I had fewer than 24 hours to leave England.

At 3:00 PM I got a call from the director of my program at the University of Vermont.  I was studying abroad at the University of Kent in Canterbury, England.  We had previously booked a plane ticket for early April.  I wasn’t expecting this call:

“Hi Shanti.  I spoke with the travel agent, and you either leave tomorrow morning from Heathrow at 8:00 AM or you stay for an indefinite period of time.  I know this is a bit of a shock, but do you think you’ll take the flight?”

Unwilling tears threatened to fall, but I wasn’t sad; only frightened.

“Um, may I have twenty minutes to call my mom and tell her?  I think I’ll be taking the flight.”

I called my mom and breathlessly told her that I would be leaving in a few minutes.  She tried to offer some words of comfort, but I was too stunned to appreciate them.  In an attempt to calm myself down with humor, I remember thinking, All your years of anxiety have prepared you for this moment.

Total packing time took less than an hour.  Six months-worth of pictures, tapestries and jammy dodgers were thrown into suitcases.  Toiletries were disposed of to save room, and I didn’t even mourn the loss of a full bottle of Not Your Mother’s dry shampoo.  In less than an hour, I was sitting on the stripped bed, the horrible bedsprings cutting into my back, arranging a coach to Victoria Station.  A couple hours after that, following the most unceremonious of goodbyes to some of the closest friends I will likely ever make,  I rode a final coach into London to catch my flight to the United States. 
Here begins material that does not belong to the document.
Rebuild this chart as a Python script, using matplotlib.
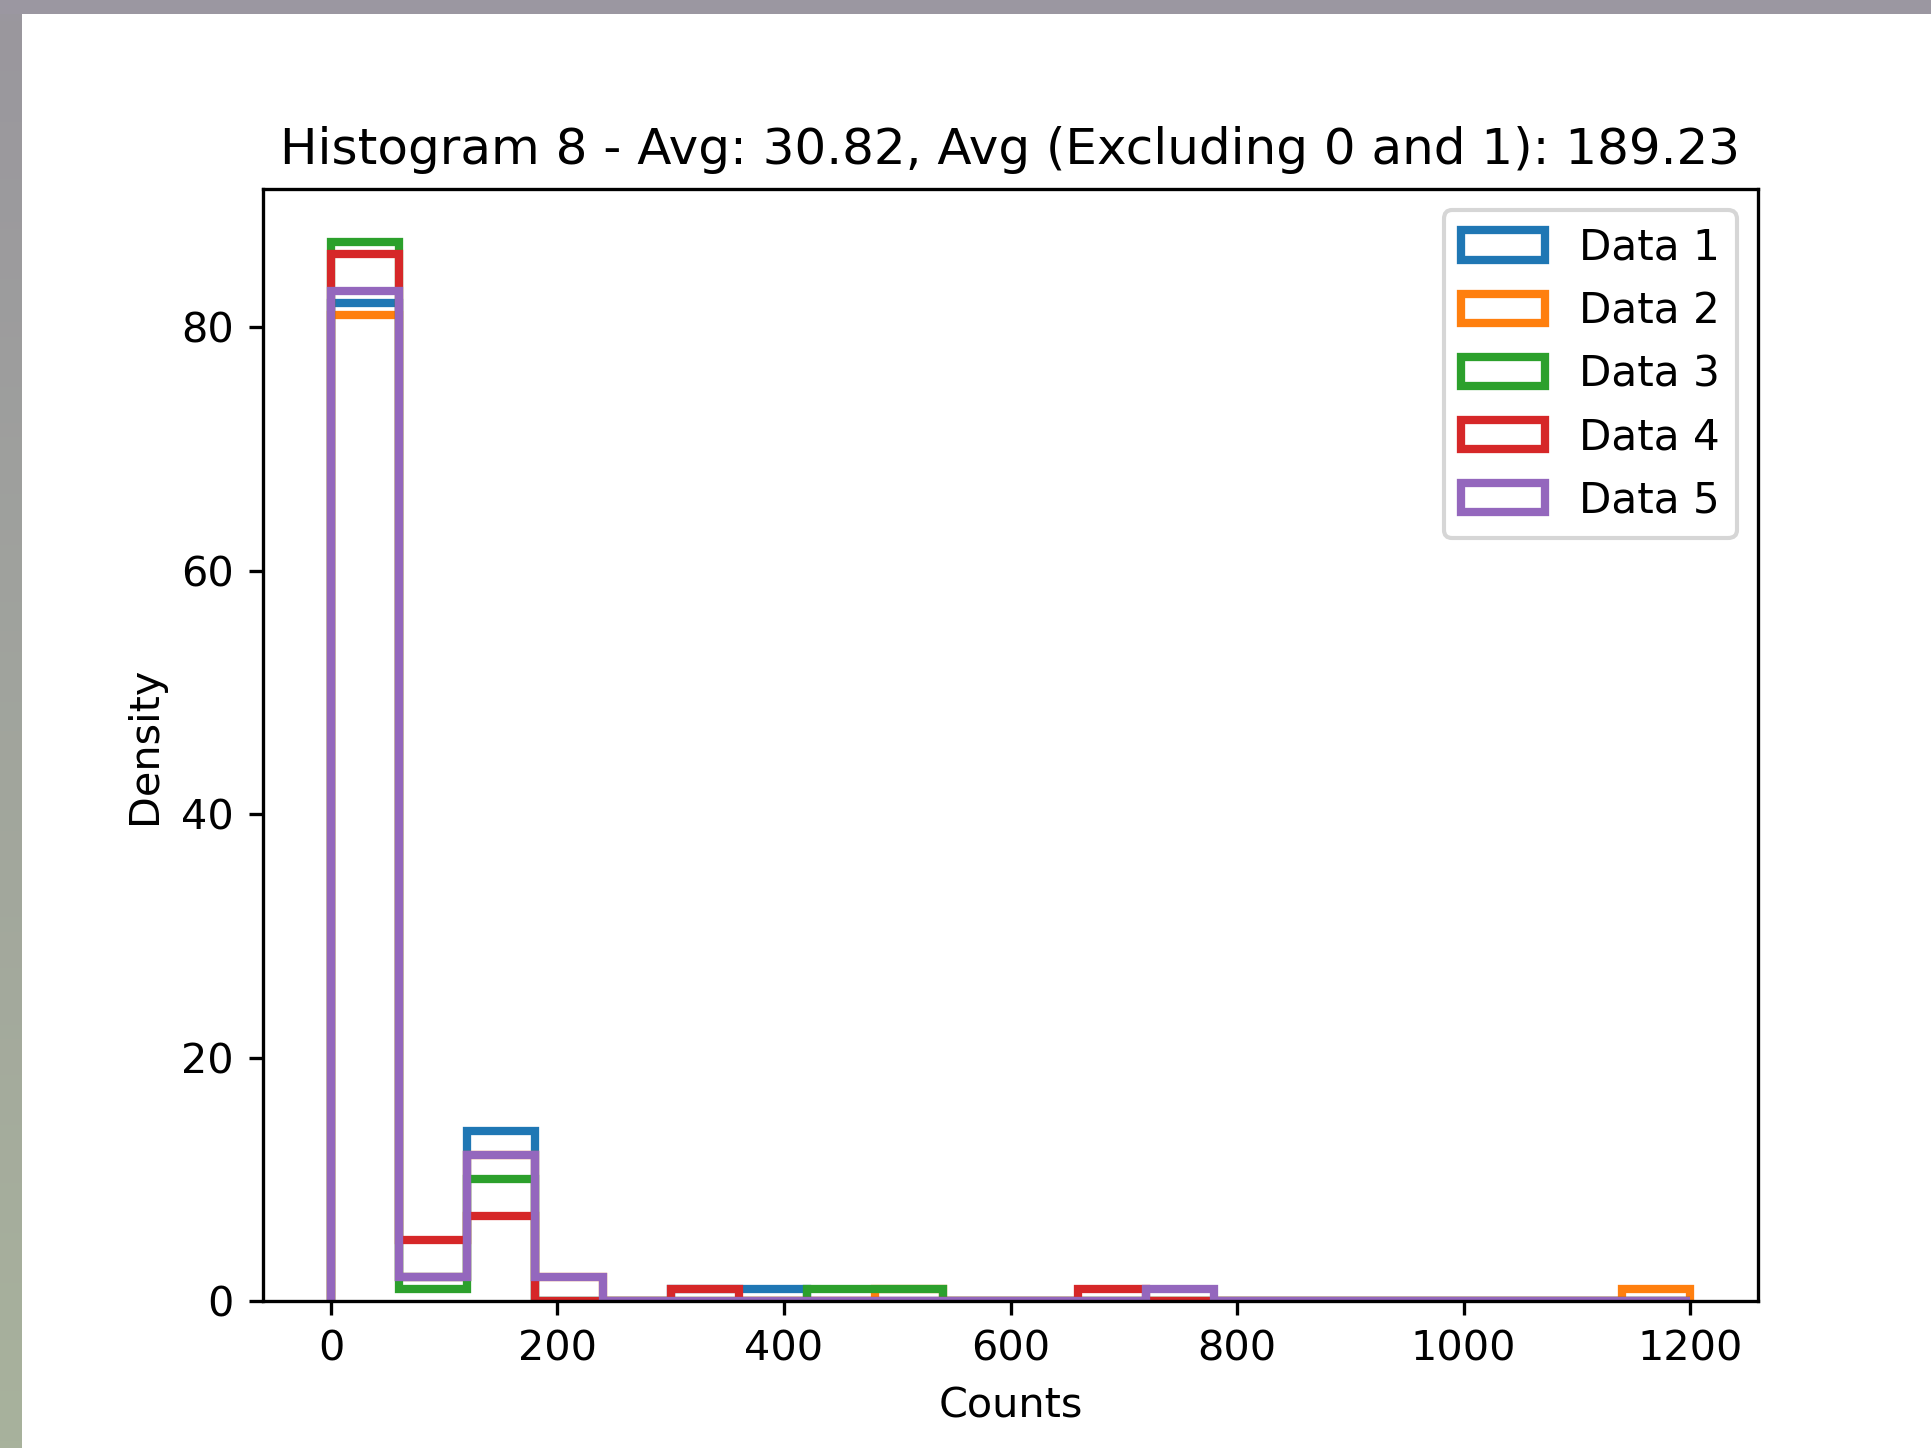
import numpy as np
import matplotlib
matplotlib.use("Agg")
import matplotlib.pyplot as plt
from matplotlib.patches import Rectangle

# bin edges: 0..1200, width 60
edges = np.arange(0, 1201, 60)
centers = (edges[:-1] + edges[1:]) / 2.

labels = ["Data 1", "Data 2", "Data 3", "Data 4", "Data 5"]

data1 = [82, 2, 14, 0, 0, 1, 1, 0, 0, 0, 0, 0, 0, 0, 0, 0, 0, 0, 0, 0]
data2 = [81, 2, 12, 2, 0, 0, 0, 0, 1, 0, 0, 0, 0, 0, 0, 0, 0, 0, 0, 1]
data3 = [87, 1, 10, 0, 0, 0, 0, 1, 1, 0, 0, 0, 0, 0, 0, 0, 0, 0, 0, 0]
data4 = [86, 5, 7, 0, 0, 1, 0, 0, 0, 0, 0, 1, 0, 0, 0, 0, 0, 0, 0, 0]
data5 = [83, 2, 12, 2, 0, 0, 0, 0, 0, 0, 0, 0, 1, 0, 0, 0, 0, 0, 0, 0]

title = "Histogram 8 - Avg: 30.82, Avg (Excluding 0 and 1): 189.23"

W, H = 1931, 1448
DPI = 298
fig = plt.figure(figsize=(W / DPI, H / DPI), dpi=DPI)
fig.patch.set_facecolor("#9b97a1")

# white "window" area behind the plot
fig.patches.append(Rectangle((22 / W, 0), 1 - 22 / W, 1 - 14 / H,
                             transform=fig.transFigure, facecolor="white",
                             edgecolor="none", zorder=-5))

# left strip with gradient
sax = fig.add_axes([0, 0, 22 / W, 1 - 14 / H])
top_c = np.array([154, 151, 158]) / 255.
bot_c = np.array([168, 178, 156]) / 255.
t = np.linspace(0, 1, 200)[:, None]
grad = (top_c[None, :] * (1 - t) + bot_c[None, :] * t)[:, None, :]
sax.imshow(grad, aspect="auto", extent=(0, 1, 0, 1))
sax.axis("off")

ax = fig.add_axes([263 / W, 1 - 1301 / H, (1758 - 263) / W, (1301 - 189) / H])
# one call per dataset so later ones sit on top
for d, lab in zip([data1, data2, data3, data4, data5], labels):
    ax.hist(centers, bins=edges, weights=d, histtype="step", linewidth=2, label=lab)
ax.set_title(title, fontsize=12.1)
ax.set_xlabel("Counts")
ax.set_ylabel("Density")
ax.legend(loc="upper right", fontsize=10.2)

fig.savefig("out.png", dpi=DPI, facecolor=fig.get_facecolor())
The coach took me to London Victoria and from there I minded my last gap on a tube ride to Farringdon Station.  Unfortunately, I had met a very lovely boy, and he was kind enough to let me pass the several hours before my flight with him.  I lugged two fifty-pound bags, a duffel, and my backpack up to his apartment.  He was a 23 year-old from Delhi, India.  He worked at Bloomberg as a software engineer and he was every girl’s dream: classy, hot, independent and just so kind.  He liked gin and tonics and FIFA.  On our second date, we had made plans to tour the National Gallery, but we had accidentally stayed inside too long, sipping cocktails and talking. 

We spent those fleeting, culminating hours on his balcony, sharing a gin and tonic and my only cigarette ever as if to say an utterly British “Screw you!” to the coronavirus.  I inhaled the menthol, trying to internalise the scent of London and this impossible boy.  It’s a strange memory--remembering myself forcibly trying to remember the smell of the streets. 

I left him at 4:00 AM with a kiss and a promise, my heart heavier than the combined weight of my checked bags.  The cab driver spoke to me of Trump and his homeland of Ukraine, how he met his wife in London even though they lived less than two miles away from each other back in Ukraine.  He spoke of how proud he was of his sons, and how the schools were going to switch to online classes.  I engaged with him halfheartedly as I drank in the sights of a Buckingham Palace with no tourists and a Tiger Tiger nightclub with no dancers.  For that naked moment, I felt like the only person in London--it was mine. 

The descent into New York City was the first time I allowed myself to cry, because that’s when I knew I was really gone.  I was supposed to have six months, but poor containment strategies and government-withheld information kept that opportunity from me.  I had worked hard to obtain my scholarship, and although it’s tempting to see that work as futile, I refuse; I miss my new friends every day, and every day I’m grateful for the luxury of that loss. 

On colder nights from the fire escape in Sutton Place, I think I can smell menthol cigarettes and something undeniably old; an indelible final gift from England.